Creative Textual Reuse & Research (Creative / In-Person)


Special Session
Creative Writing, Editing, and Publishing / Poetry and Form

Anne Duncan (University of Washington - Seattle)
anne@****.com (Log-in to reveal)

Creative reuse has become a dominant mode in our culture at large; creative writers have increasingly turned to quotation, collage, erasure and other creative reuses of other texts. Likewise, many creative writers rely on textual research, even if it does not result in a citation on the page. This session invites creative writers and researchers into conversation. Writers may share their intertextual creative work, and/or reflect on their intertextual practices. Literature scholars may present research on intertextuality, potentially in relation to genre, form, or textual studies. Presenters are encouraged to each share a creative prompt that invites creative writers and academic researchers alike to bridge their reading and writing practices through the creative reuse of another text. The final 15-20 minutes will be devoted to communal hands-on writing; all attendees are invited to try their hand producing a work of creative writing from their knowledge of another text.

As Andrew Epstein has noted, creative reuse has become a dominant mode in our culture at large: allusion, imitation, sampling, reproduction, reboots, adaptations and spinoffs seem to define our cultural literary and media landscape. Part of this larger cultural trend, creative writers have increasingly turned to quotation, collage, erasure and other creative reuses of other texts. Such work may exemplify Marjorie Perloff’s idea of avant-garde “unoriginal genius,” or the genre that Michael Leong defines as “documental poetry,” or the similar one Anne Duncan defines as “hauntological poetry.” In particular, collage and erasure poetry gained popularity around the turn of the 21st century, often connecting writing practices to visual arts. Of course, quotation and intertextuality are also historical creative practices, as evidenced by the glosa and cento poetic forms. Many creative writers rely on textual research, even if it does not result in a citation on the page.

This session invites creative writers and researchers into conversation. Writers may share their intertextual or research-based creative work in readings of 5-10 minutes, and/or reflect on how other texts shape their creative practices.
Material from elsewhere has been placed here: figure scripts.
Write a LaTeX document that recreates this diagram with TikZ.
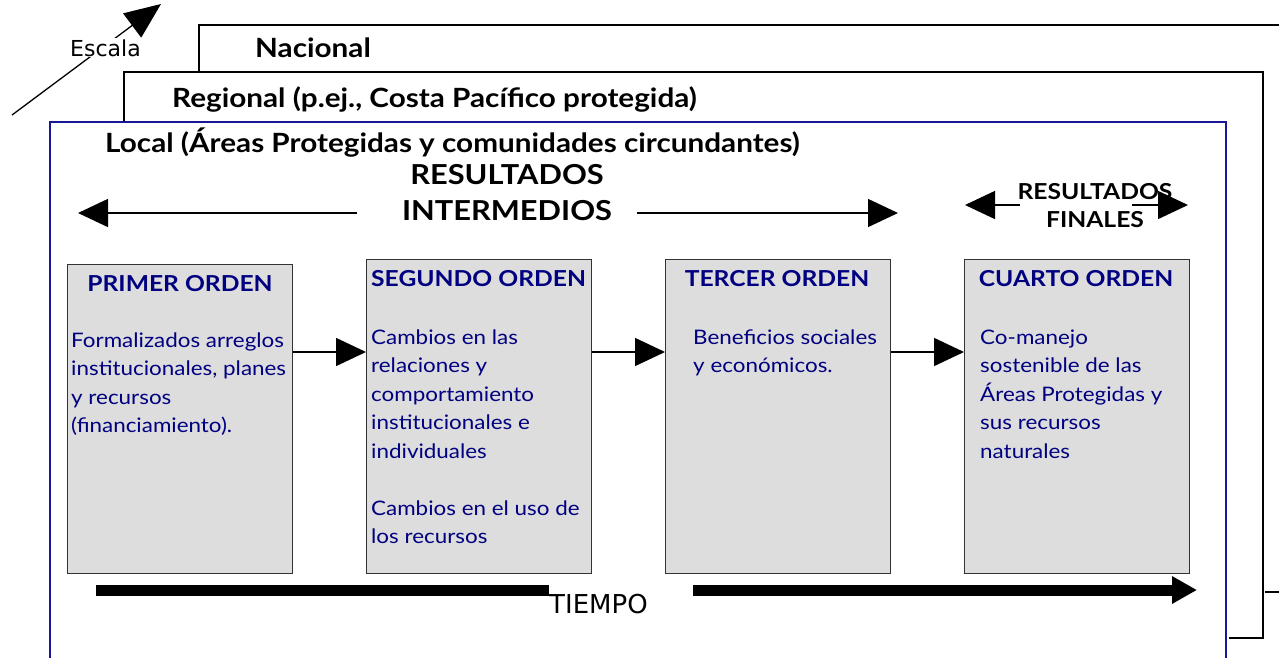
\documentclass[tikz,border=0pt]{standalone}
\usepackage{fontspec}
\setmainfont{Lato}[FakeStretch=1.12]
\newfontfamily\tah{DejaVu Sans}
\usetikzlibrary{arrows.meta}
\definecolor{navy}{HTML}{000080}
\definecolor{frameblue}{HTML}{161696}
\definecolor{boxgray}{HTML}{DDDDDD}
\tikzset{
  frame/.style={draw=black, line width=2pt},
  localframe/.style={draw=frameblue, line width=2.5pt},
  stagebox/.style={draw=black!80, fill=boxgray, line width=1.4pt, minimum width=225pt, minimum height=314pt, anchor=north west, inner sep=0pt},
  stagetitle/.style={font=\bfseries\fontsize{22}{26}\selectfont, text=navy, inner sep=0pt},
  stagebody/.style={font=\fontsize{20}{28.5}\selectfont, text=navy, align=left, anchor=north west, inner sep=0pt},
  scalelabel/.style={font=\bfseries\fontsize{26.5}{30}\selectfont, anchor=base west, inner sep=0pt},
  conn/.style={line width=1.5pt, -{Triangle[length=30pt,width=28pt]}},
  timebar/.style={line width=11pt, -{Triangle[length=25pt,width=26pt]}},
}
\begin{document}
\begin{tikzpicture}[x=1pt,y=-1pt]
\useasboundingbox (0,0) rectangle (1279,657);
\clip (0,0) rectangle (1279,657);
% frames
\draw[frame] (199,72) -- (199,25) -- (1290,25);
\draw[frame] (124,122) -- (124,72) -- (1263,72) -- (1263,638) -- (1229,638);
\draw[frame] (1265,592) -- (1290,592);
\draw[localframe] (50,122) rectangle (1226,690);
% escala
\coordinate (e0) at (12,115);
\coordinate (e1) at (161,4);
\draw[line width=1.3pt, -{Triangle[length=36pt,width=30pt]}] (e0) -- (e1);
\node[font=\tah\fontsize{22}{26}\selectfont, fill=white, inner sep=1pt, anchor=base west] (esc) at (69,56) {Escala};
% scale labels
\node[scalelabel] (nac) at (255,57) {Nacional};
\node[scalelabel] (reg) at (172,107) {Regional (p.ej., Costa Pacífico protegida)};
\node[scalelabel] (loc) at (105,152) {Local (Áreas Protegidas y comunidades circundantes)};
% resultados intermedios
\node[font=\bfseries\fontsize{27.5}{36}\selectfont, align=center, inner sep=0pt] (ri) at (507,193) {RESULTADOS\\INTERMEDIOS};
\coordinate (ril0) at (357,213);
\coordinate (ril1) at (78,213);
\coordinate (rir0) at (637,213);
\coordinate (rir1) at (898,213);
\draw[conn] (ril0) -- (ril1);
\draw[conn] (rir0) -- (rir1);
% resultados finales
\coordinate (rfl0) at (1020,205);
\coordinate (rfl1) at (965,205);
\coordinate (rfr0) at (1132,205);
\coordinate (rfr1) at (1188,205);
\draw[conn] (rfl0) -- (rfl1);
\draw[conn] (rfr0) -- (rfr1);
\node[font=\bfseries\fontsize{22}{28}\selectfont, align=center, inner sep=0pt] (rf) at (1095,206) {RESULTADOS\\FINALES};
% boxes
\node[stagebox, minimum height=309pt] (b1) at (67,264) {};
\node[stagebox] (b2) at (366,259) {};
\node[stagebox] (b3) at (665,259) {};
\node[stagebox] (b4) at (964,259) {};
\node[stagetitle] (t1) at (180,284) {PRIMER ORDEN};
\node[stagetitle, anchor=west] (t2) at (371,279) {SEGUNDO ORDEN};
\node[stagetitle] (t3) at (777,279) {TERCER ORDEN};
\node[stagetitle] (t4) at (1076,279) {CUARTO ORDEN};
\node[stagebody] (d1) at (71,327) {\strut Formalizados arreglos\\institucionales, planes\\y recursos\\(financiamiento).};
\node[stagebody] (d2) at (371,324) {\strut Cambios en las\\relaciones y\\comportamiento\\institucionales e\\individuales\\[28.5pt]Cambios en el uso de\\los recursos};
\node[stagebody] (d3) at (693,324) {\strut Beneficios sociales\\y económicos.};
\node[stagebody] (d4) at (980,324) {\strut Co-manejo\\sostenible de las\\Áreas Protegidas y\\sus recursos\\naturales};
% connectors
\coordinate (a12) at ([yshift=-93pt]b2.north west);
\coordinate (a23) at ([yshift=-93pt]b3.north west);
\coordinate (a34) at ([yshift=-93pt]b4.north west);
\draw[conn] (b1.east |- a12) -- (a12);
\draw[conn] (b2.east |- a23) -- (a23);
\draw[conn] (b3.east |- a34) -- (a34);
% tiempo
\node[font=\tah\fontsize{26}{30}\selectfont, inner sep=0pt, anchor=base west] (tiempo) at (549,613) {TIEMPO};
\coordinate (tb0) at (96,590);
\coordinate (tb1) at (693,590);
\coordinate (tb2) at (1197,590);
\draw[line width=11pt] (tb0) -- (tb0 -| tiempo.west);
\draw[timebar] (tb1) -- (tb2);
\end{tikzpicture}
\end{document}
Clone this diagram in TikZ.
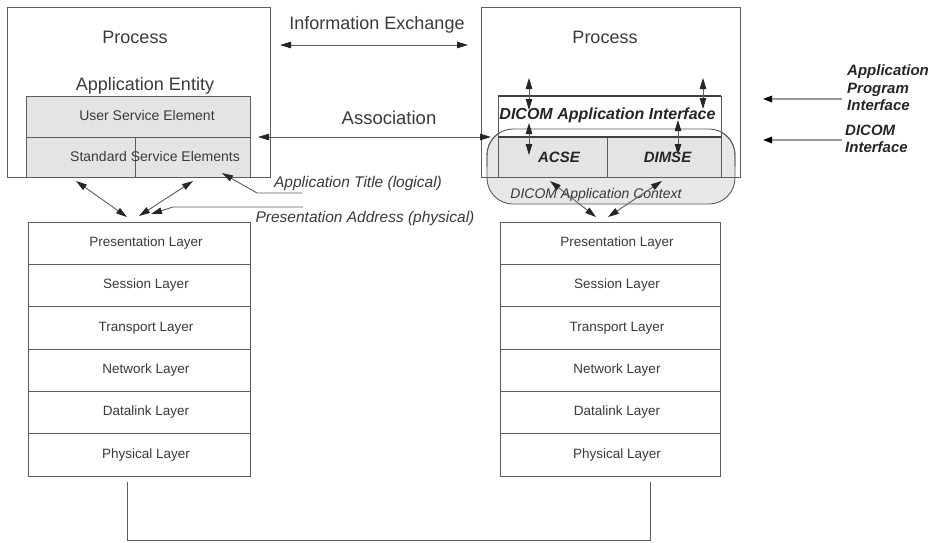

Literature scholars who research intertextual forms or creative research practices might also speak to the genres, forms, and uses of these methods.

Presenters are invited to each share a creative prompt that invites creative writers and academic researchers alike to bridge their reading and writing practices through the creative reuse of another text. The final 15-20 minutes will be devoted to a communal writing session, in which all attendees are invited to try their hand producing a work of creative writing from their knowledge of another text. Attendees are encouraged to bring a way to write (laptop or paper and pencil) and any text (literary or otherwise) that fascinates them (a digital copy for reference, or a paper copy to visually/materially transform into an erasure or collage).